=== Do this ===
Copy the data that follows, character for character, minus the pictures.
######
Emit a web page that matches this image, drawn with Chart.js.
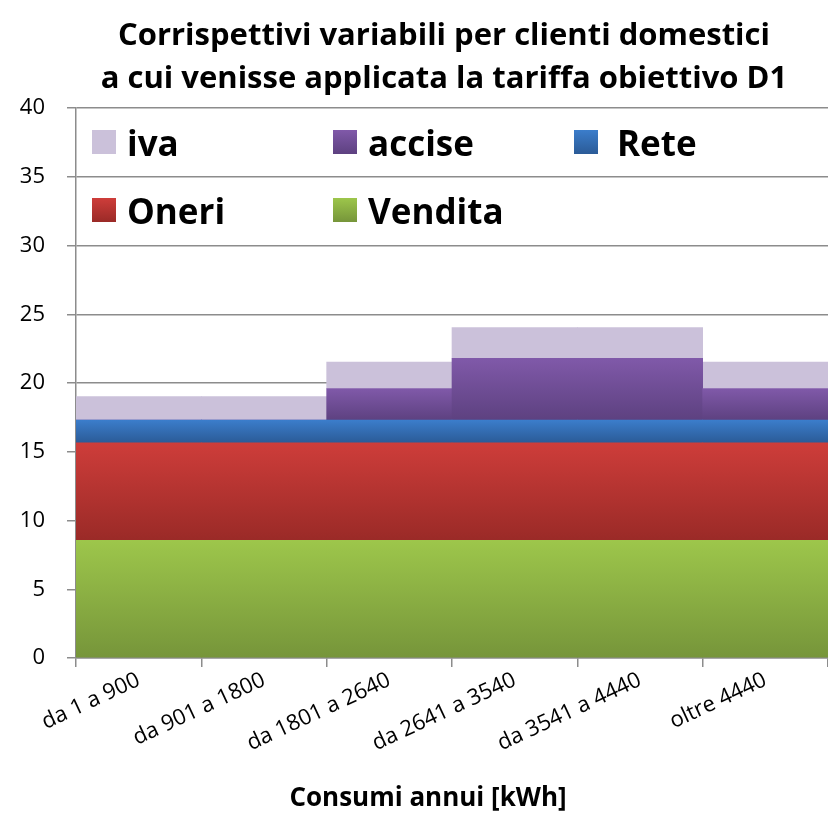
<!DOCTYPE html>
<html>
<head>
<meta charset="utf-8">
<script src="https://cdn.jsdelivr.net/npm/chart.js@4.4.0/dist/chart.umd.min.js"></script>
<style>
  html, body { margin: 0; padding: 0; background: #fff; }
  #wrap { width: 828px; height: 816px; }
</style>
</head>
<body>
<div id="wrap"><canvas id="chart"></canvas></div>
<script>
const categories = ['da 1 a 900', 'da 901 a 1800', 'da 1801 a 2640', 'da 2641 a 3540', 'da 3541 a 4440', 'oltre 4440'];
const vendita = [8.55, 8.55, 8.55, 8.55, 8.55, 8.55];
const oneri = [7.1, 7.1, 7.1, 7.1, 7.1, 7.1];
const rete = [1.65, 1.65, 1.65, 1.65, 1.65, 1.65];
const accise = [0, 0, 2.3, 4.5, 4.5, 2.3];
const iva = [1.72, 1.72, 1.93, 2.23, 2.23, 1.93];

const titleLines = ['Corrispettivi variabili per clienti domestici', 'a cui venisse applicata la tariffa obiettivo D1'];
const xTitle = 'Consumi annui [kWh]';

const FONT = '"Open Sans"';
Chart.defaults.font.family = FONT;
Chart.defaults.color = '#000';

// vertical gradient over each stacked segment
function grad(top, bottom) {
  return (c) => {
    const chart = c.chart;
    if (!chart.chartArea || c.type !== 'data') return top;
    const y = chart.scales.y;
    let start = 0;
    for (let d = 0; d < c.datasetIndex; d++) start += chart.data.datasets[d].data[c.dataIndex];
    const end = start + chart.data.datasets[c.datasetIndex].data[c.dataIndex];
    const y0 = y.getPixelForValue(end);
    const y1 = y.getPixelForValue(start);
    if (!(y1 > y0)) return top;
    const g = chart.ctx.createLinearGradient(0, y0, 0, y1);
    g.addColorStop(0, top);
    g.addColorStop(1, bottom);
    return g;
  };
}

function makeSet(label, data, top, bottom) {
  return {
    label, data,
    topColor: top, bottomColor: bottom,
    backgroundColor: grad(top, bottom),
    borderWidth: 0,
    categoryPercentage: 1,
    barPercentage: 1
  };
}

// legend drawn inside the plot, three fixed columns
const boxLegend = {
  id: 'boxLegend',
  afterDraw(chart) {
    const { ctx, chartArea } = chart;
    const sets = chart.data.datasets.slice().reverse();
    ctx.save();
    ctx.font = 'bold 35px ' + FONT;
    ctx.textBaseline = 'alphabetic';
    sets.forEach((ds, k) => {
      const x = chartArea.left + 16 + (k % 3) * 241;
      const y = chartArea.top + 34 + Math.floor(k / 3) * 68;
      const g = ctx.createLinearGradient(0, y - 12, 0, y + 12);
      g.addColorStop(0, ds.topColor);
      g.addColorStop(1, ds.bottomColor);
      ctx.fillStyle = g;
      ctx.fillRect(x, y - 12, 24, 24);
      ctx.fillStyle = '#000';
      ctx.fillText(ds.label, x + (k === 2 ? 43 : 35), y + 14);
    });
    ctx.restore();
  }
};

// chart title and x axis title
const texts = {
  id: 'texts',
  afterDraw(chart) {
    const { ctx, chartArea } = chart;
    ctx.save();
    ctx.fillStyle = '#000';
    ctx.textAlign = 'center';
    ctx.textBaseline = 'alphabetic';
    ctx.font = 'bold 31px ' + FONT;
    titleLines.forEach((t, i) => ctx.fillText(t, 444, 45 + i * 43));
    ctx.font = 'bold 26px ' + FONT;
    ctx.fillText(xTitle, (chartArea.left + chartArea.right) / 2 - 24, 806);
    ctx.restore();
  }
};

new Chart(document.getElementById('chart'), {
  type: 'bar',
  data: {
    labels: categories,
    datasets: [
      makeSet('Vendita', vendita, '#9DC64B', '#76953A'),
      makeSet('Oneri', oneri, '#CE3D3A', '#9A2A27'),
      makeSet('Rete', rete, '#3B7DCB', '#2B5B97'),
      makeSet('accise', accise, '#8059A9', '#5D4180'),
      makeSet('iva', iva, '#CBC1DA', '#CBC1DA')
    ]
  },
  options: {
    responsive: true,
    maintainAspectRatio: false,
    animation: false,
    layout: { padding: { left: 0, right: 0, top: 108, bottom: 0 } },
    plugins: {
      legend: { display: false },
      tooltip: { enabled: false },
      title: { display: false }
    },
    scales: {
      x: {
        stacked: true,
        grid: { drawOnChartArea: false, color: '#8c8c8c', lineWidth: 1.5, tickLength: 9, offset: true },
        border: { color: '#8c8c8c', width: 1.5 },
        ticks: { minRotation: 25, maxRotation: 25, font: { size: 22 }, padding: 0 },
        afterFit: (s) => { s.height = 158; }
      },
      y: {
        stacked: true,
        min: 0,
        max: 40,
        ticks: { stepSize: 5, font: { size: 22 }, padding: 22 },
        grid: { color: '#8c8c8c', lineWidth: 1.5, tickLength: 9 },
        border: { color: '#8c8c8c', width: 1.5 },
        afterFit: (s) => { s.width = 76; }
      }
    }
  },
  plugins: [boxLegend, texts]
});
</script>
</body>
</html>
######
=== Output of the exercise ===
Emit a web page that matches this image, drawn with Chart.js.
<!DOCTYPE html>
<html>
<head>
<meta charset="utf-8">
<script src="https://cdn.jsdelivr.net/npm/chart.js@4.4.0/dist/chart.umd.min.js"></script>
<style>
  html, body { margin: 0; padding: 0; background: #fff; }
  #wrap { width: 828px; height: 816px; }
</style>
</head>
<body>
<div id="wrap"><canvas id="chart"></canvas></div>
<script>
const categories = ['da 1 a 900', 'da 901 a 1800', 'da 1801 a 2640', 'da 2641 a 3540', 'da 3541 a 4440', 'oltre 4440'];
const vendita = [8.55, 8.55, 8.55, 8.55, 8.55, 8.55];
const oneri = [7.1, 7.1, 7.1, 7.1, 7.1, 7.1];
const rete = [1.65, 1.65, 1.65, 1.65, 1.65, 1.65];
const accise = [0, 0, 2.3, 4.5, 4.5, 2.3];
const iva = [1.72, 1.72, 1.93, 2.23, 2.23, 1.93];

const titleLines = ['Corrispettivi variabili per clienti domestici', 'a cui venisse applicata la tariffa obiettivo D1'];
const xTitle = 'Consumi annui [kWh]';

const FONT = '"Open Sans"';
Chart.defaults.font.family = FONT;
Chart.defaults.color = '#000';

// vertical gradient over each stacked segment
function grad(top, bottom) {
  return (c) => {
    const chart = c.chart;
    if (!chart.chartArea || c.type !== 'data') return top;
    const y = chart.scales.y;
    let start = 0;
    for (let d = 0; d < c.datasetIndex; d++) start += chart.data.datasets[d].data[c.dataIndex];
    const end = start + chart.data.datasets[c.datasetIndex].data[c.dataIndex];
    const y0 = y.getPixelForValue(end);
    const y1 = y.getPixelForValue(start);
    if (!(y1 > y0)) return top;
    const g = chart.ctx.createLinearGradient(0, y0, 0, y1);
    g.addColorStop(0, top);
    g.addColorStop(1, bottom);
    return g;
  };
}

function makeSet(label, data, top, bottom) {
  return {
    label, data,
    topColor: top, bottomColor: bottom,
    backgroundColor: grad(top, bottom),
    borderWidth: 0,
    categoryPercentage: 1,
    barPercentage: 1
  };
}

// legend drawn inside the plot, three fixed columns
const boxLegend = {
  id: 'boxLegend',
  afterDraw(chart) {
    const { ctx, chartArea } = chart;
    const sets = chart.data.datasets.slice().reverse();
    ctx.save();
    ctx.font = 'bold 35px ' + FONT;
    ctx.textBaseline = 'alphabetic';
    sets.forEach((ds, k) => {
      const x = chartArea.left + 16 + (k % 3) * 241;
      const y = chartArea.top + 34 + Math.floor(k / 3) * 68;
      const g = ctx.createLinearGradient(0, y - 12, 0, y + 12);
      g.addColorStop(0, ds.topColor);
      g.addColorStop(1, ds.bottomColor);
      ctx.fillStyle = g;
      ctx.fillRect(x, y - 12, 24, 24);
      ctx.fillStyle = '#000';
      ctx.fillText(ds.label, x + (k === 2 ? 43 : 35), y + 14);
    });
    ctx.restore();
  }
};

// chart title and x axis title
const texts = {
  id: 'texts',
  afterDraw(chart) {
    const { ctx, chartArea } = chart;
    ctx.save();
    ctx.fillStyle = '#000';
    ctx.textAlign = 'center';
    ctx.textBaseline = 'alphabetic';
    ctx.font = 'bold 31px ' + FONT;
    titleLines.forEach((t, i) => ctx.fillText(t, 444, 45 + i * 43));
    ctx.font = 'bold 26px ' + FONT;
    ctx.fillText(xTitle, (chartArea.left + chartArea.right) / 2 - 24, 806);
    ctx.restore();
  }
};

new Chart(document.getElementById('chart'), {
  type: 'bar',
  data: {
    labels: categories,
    datasets: [
      makeSet('Vendita', vendita, '#9DC64B', '#76953A'),
      makeSet('Oneri', oneri, '#CE3D3A', '#9A2A27'),
      makeSet('Rete', rete, '#3B7DCB', '#2B5B97'),
      makeSet('accise', accise, '#8059A9', '#5D4180'),
      makeSet('iva', iva, '#CBC1DA', '#CBC1DA')
    ]
  },
  options: {
    responsive: true,
    maintainAspectRatio: false,
    animation: false,
    layout: { padding: { left: 0, right: 0, top: 108, bottom: 0 } },
    plugins: {
      legend: { display: false },
      tooltip: { enabled: false },
      title: { display: false }
    },
    scales: {
      x: {
        stacked: true,
        grid: { drawOnChartArea: false, color: '#8c8c8c', lineWidth: 1.5, tickLength: 9, offset: true },
        border: { color: '#8c8c8c', width: 1.5 },
        ticks: { minRotation: 25, maxRotation: 25, font: { size: 22 }, padding: 0 },
        afterFit: (s) => { s.height = 158; }
      },
      y: {
        stacked: true,
        min: 0,
        max: 40,
        ticks: { stepSize: 5, font: { size: 22 }, padding: 22 },
        grid: { color: '#8c8c8c', lineWidth: 1.5, tickLength: 9 },
        border: { color: '#8c8c8c', width: 1.5 },
        afterFit: (s) => { s.width = 76; }
      }
    }
  },
  plugins: [boxLegend, texts]
});
</script>
</body>
</html>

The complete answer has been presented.